* Start GIVEN MATERIAL *

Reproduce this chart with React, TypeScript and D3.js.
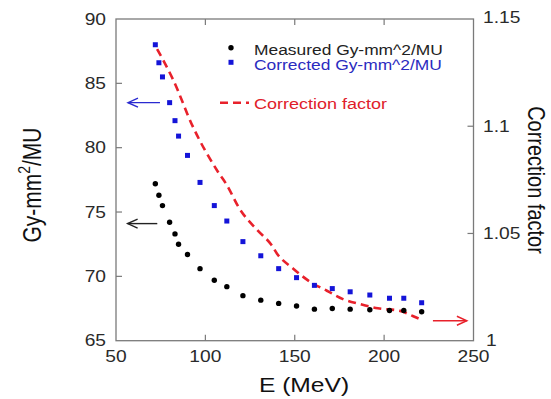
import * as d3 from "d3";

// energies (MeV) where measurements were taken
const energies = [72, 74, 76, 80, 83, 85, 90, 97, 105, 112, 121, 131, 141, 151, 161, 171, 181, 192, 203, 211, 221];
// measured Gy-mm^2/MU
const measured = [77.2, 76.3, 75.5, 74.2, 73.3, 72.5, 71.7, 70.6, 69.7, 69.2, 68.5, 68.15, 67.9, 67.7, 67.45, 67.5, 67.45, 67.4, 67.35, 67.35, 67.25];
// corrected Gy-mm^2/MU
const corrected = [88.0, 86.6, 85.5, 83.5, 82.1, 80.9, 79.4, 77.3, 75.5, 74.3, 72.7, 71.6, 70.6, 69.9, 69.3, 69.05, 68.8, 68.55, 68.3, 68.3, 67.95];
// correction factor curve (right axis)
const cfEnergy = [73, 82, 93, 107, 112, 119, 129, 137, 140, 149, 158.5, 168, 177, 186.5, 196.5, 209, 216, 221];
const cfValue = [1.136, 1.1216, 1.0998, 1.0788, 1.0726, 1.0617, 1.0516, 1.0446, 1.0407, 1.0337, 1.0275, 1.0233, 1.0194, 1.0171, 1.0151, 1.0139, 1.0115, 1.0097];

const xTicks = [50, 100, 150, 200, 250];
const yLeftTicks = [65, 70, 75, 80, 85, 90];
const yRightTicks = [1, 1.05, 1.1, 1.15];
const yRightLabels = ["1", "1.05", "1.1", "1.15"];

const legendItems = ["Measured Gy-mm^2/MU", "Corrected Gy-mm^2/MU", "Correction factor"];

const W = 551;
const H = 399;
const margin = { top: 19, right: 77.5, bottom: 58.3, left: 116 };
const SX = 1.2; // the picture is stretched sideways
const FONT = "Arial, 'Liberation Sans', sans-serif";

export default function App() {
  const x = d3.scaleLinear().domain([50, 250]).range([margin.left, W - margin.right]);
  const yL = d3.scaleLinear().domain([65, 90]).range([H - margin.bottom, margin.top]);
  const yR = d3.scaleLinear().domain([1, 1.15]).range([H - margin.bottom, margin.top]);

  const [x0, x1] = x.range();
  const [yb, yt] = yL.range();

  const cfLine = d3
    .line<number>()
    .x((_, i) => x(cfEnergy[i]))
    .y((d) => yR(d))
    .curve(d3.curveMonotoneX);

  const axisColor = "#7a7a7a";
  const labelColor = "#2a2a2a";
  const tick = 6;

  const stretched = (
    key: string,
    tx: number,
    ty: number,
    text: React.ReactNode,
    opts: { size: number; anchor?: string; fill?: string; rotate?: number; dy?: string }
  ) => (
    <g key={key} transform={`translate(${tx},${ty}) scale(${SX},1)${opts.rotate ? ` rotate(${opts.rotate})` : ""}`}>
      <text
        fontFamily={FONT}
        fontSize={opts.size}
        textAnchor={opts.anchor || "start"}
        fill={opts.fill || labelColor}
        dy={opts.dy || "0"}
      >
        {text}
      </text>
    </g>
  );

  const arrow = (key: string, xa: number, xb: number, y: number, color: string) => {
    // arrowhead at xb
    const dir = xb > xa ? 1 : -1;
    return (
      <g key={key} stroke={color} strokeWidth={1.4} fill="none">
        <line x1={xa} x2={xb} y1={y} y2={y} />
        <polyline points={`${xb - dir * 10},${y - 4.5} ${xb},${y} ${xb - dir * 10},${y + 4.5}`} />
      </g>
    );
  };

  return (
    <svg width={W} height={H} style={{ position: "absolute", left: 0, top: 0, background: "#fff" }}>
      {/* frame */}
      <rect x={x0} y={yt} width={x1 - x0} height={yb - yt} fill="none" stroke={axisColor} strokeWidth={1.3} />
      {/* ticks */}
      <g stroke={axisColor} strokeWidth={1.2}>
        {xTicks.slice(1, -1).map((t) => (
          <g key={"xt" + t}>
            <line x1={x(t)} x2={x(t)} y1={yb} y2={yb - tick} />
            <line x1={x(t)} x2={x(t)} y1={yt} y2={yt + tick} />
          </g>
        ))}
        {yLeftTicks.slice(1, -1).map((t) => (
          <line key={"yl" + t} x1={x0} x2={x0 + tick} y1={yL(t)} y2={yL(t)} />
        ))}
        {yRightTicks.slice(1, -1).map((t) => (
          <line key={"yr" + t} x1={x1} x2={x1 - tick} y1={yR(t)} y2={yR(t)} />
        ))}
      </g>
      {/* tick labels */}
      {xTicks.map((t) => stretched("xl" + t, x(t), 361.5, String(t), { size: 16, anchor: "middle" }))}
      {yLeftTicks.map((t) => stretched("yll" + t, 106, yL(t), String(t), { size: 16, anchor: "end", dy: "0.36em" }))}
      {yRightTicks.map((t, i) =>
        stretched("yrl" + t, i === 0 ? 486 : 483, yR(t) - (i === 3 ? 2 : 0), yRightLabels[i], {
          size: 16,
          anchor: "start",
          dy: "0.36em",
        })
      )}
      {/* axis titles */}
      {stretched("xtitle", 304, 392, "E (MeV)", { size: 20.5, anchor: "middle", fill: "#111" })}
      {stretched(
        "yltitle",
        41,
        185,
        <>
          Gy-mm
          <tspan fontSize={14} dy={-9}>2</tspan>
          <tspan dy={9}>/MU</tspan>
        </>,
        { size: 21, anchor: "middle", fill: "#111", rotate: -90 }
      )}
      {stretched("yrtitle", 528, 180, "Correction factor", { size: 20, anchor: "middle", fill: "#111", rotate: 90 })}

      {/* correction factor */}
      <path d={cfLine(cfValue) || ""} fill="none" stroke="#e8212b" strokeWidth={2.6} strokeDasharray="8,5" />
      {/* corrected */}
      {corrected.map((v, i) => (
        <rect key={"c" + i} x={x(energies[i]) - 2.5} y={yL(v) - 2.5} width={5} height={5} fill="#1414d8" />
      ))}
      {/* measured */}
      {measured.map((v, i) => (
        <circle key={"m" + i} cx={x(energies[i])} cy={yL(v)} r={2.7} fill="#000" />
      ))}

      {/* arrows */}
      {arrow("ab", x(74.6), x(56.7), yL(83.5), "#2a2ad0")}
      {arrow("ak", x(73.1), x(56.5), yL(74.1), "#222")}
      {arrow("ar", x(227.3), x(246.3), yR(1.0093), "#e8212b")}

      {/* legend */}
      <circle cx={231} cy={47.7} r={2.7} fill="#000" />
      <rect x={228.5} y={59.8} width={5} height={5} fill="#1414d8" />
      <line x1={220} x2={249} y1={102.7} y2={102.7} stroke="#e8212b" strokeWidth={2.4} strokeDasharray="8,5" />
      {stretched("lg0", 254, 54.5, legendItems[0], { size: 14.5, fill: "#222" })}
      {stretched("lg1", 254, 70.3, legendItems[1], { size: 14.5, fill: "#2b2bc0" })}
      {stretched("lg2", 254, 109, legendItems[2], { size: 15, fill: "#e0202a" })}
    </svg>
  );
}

* End GIVEN MATERIAL *

▶ [TASK PROMPT]
In your copy, leave out the pictures and reproduce the material above exactly.

▶ [RESPONSE FOR THIS EXERCISE]
Reproduce this chart with React, TypeScript and D3.js.
import * as d3 from "d3";

// energies (MeV) where measurements were taken
const energies = [72, 74, 76, 80, 83, 85, 90, 97, 105, 112, 121, 131, 141, 151, 161, 171, 181, 192, 203, 211, 221];
// measured Gy-mm^2/MU
const measured = [77.2, 76.3, 75.5, 74.2, 73.3, 72.5, 71.7, 70.6, 69.7, 69.2, 68.5, 68.15, 67.9, 67.7, 67.45, 67.5, 67.45, 67.4, 67.35, 67.35, 67.25];
// corrected Gy-mm^2/MU
const corrected = [88.0, 86.6, 85.5, 83.5, 82.1, 80.9, 79.4, 77.3, 75.5, 74.3, 72.7, 71.6, 70.6, 69.9, 69.3, 69.05, 68.8, 68.55, 68.3, 68.3, 67.95];
// correction factor curve (right axis)
const cfEnergy = [73, 82, 93, 107, 112, 119, 129, 137, 140, 149, 158.5, 168, 177, 186.5, 196.5, 209, 216, 221];
const cfValue = [1.136, 1.1216, 1.0998, 1.0788, 1.0726, 1.0617, 1.0516, 1.0446, 1.0407, 1.0337, 1.0275, 1.0233, 1.0194, 1.0171, 1.0151, 1.0139, 1.0115, 1.0097];

const xTicks = [50, 100, 150, 200, 250];
const yLeftTicks = [65, 70, 75, 80, 85, 90];
const yRightTicks = [1, 1.05, 1.1, 1.15];
const yRightLabels = ["1", "1.05", "1.1", "1.15"];

const legendItems = ["Measured Gy-mm^2/MU", "Corrected Gy-mm^2/MU", "Correction factor"];

const W = 551;
const H = 399;
const margin = { top: 19, right: 77.5, bottom: 58.3, left: 116 };
const SX = 1.2; // the picture is stretched sideways
const FONT = "Arial, 'Liberation Sans', sans-serif";

export default function App() {
  const x = d3.scaleLinear().domain([50, 250]).range([margin.left, W - margin.right]);
  const yL = d3.scaleLinear().domain([65, 90]).range([H - margin.bottom, margin.top]);
  const yR = d3.scaleLinear().domain([1, 1.15]).range([H - margin.bottom, margin.top]);

  const [x0, x1] = x.range();
  const [yb, yt] = yL.range();

  const cfLine = d3
    .line<number>()
    .x((_, i) => x(cfEnergy[i]))
    .y((d) => yR(d))
    .curve(d3.curveMonotoneX);

  const axisColor = "#7a7a7a";
  const labelColor = "#2a2a2a";
  const tick = 6;

  const stretched = (
    key: string,
    tx: number,
    ty: number,
    text: React.ReactNode,
    opts: { size: number; anchor?: string; fill?: string; rotate?: number; dy?: string }
  ) => (
    <g key={key} transform={`translate(${tx},${ty}) scale(${SX},1)${opts.rotate ? ` rotate(${opts.rotate})` : ""}`}>
      <text
        fontFamily={FONT}
        fontSize={opts.size}
        textAnchor={opts.anchor || "start"}
        fill={opts.fill || labelColor}
        dy={opts.dy || "0"}
      >
        {text}
      </text>
    </g>
  );

  const arrow = (key: string, xa: number, xb: number, y: number, color: string) => {
    // arrowhead at xb
    const dir = xb > xa ? 1 : -1;
    return (
      <g key={key} stroke={color} strokeWidth={1.4} fill="none">
        <line x1={xa} x2={xb} y1={y} y2={y} />
        <polyline points={`${xb - dir * 10},${y - 4.5} ${xb},${y} ${xb - dir * 10},${y + 4.5}`} />
      </g>
    );
  };

  return (
    <svg width={W} height={H} style={{ position: "absolute", left: 0, top: 0, background: "#fff" }}>
      {/* frame */}
      <rect x={x0} y={yt} width={x1 - x0} height={yb - yt} fill="none" stroke={axisColor} strokeWidth={1.3} />
      {/* ticks */}
      <g stroke={axisColor} strokeWidth={1.2}>
        {xTicks.slice(1, -1).map((t) => (
          <g key={"xt" + t}>
            <line x1={x(t)} x2={x(t)} y1={yb} y2={yb - tick} />
            <line x1={x(t)} x2={x(t)} y1={yt} y2={yt + tick} />
          </g>
        ))}
        {yLeftTicks.slice(1, -1).map((t) => (
          <line key={"yl" + t} x1={x0} x2={x0 + tick} y1={yL(t)} y2={yL(t)} />
        ))}
        {yRightTicks.slice(1, -1).map((t) => (
          <line key={"yr" + t} x1={x1} x2={x1 - tick} y1={yR(t)} y2={yR(t)} />
        ))}
      </g>
      {/* tick labels */}
      {xTicks.map((t) => stretched("xl" + t, x(t), 361.5, String(t), { size: 16, anchor: "middle" }))}
      {yLeftTicks.map((t) => stretched("yll" + t, 106, yL(t), String(t), { size: 16, anchor: "end", dy: "0.36em" }))}
      {yRightTicks.map((t, i) =>
        stretched("yrl" + t, i === 0 ? 486 : 483, yR(t) - (i === 3 ? 2 : 0), yRightLabels[i], {
          size: 16,
          anchor: "start",
          dy: "0.36em",
        })
      )}
      {/* axis titles */}
      {stretched("xtitle", 304, 392, "E (MeV)", { size: 20.5, anchor: "middle", fill: "#111" })}
      {stretched(
        "yltitle",
        41,
        185,
        <>
          Gy-mm
          <tspan fontSize={14} dy={-9}>2</tspan>
          <tspan dy={9}>/MU</tspan>
        </>,
        { size: 21, anchor: "middle", fill: "#111", rotate: -90 }
      )}
      {stretched("yrtitle", 528, 180, "Correction factor", { size: 20, anchor: "middle", fill: "#111", rotate: 90 })}

      {/* correction factor */}
      <path d={cfLine(cfValue) || ""} fill="none" stroke="#e8212b" strokeWidth={2.6} strokeDasharray="8,5" />
      {/* corrected */}
      {corrected.map((v, i) => (
        <rect key={"c" + i} x={x(energies[i]) - 2.5} y={yL(v) - 2.5} width={5} height={5} fill="#1414d8" />
      ))}
      {/* measured */}
      {measured.map((v, i) => (
        <circle key={"m" + i} cx={x(energies[i])} cy={yL(v)} r={2.7} fill="#000" />
      ))}

      {/* arrows */}
      {arrow("ab", x(74.6), x(56.7), yL(83.5), "#2a2ad0")}
      {arrow("ak", x(73.1), x(56.5), yL(74.1), "#222")}
      {arrow("ar", x(227.3), x(246.3), yR(1.0093), "#e8212b")}

      {/* legend */}
      <circle cx={231} cy={47.7} r={2.7} fill="#000" />
      <rect x={228.5} y={59.8} width={5} height={5} fill="#1414d8" />
      <line x1={220} x2={249} y1={102.7} y2={102.7} stroke="#e8212b" strokeWidth={2.4} strokeDasharray="8,5" />
      {stretched("lg0", 254, 54.5, legendItems[0], { size: 14.5, fill: "#222" })}
      {stretched("lg1", 254, 70.3, legendItems[1], { size: 14.5, fill: "#2b2bc0" })}
      {stretched("lg2", 254, 109, legendItems[2], { size: 15, fill: "#e0202a" })}
    </svg>
  );
}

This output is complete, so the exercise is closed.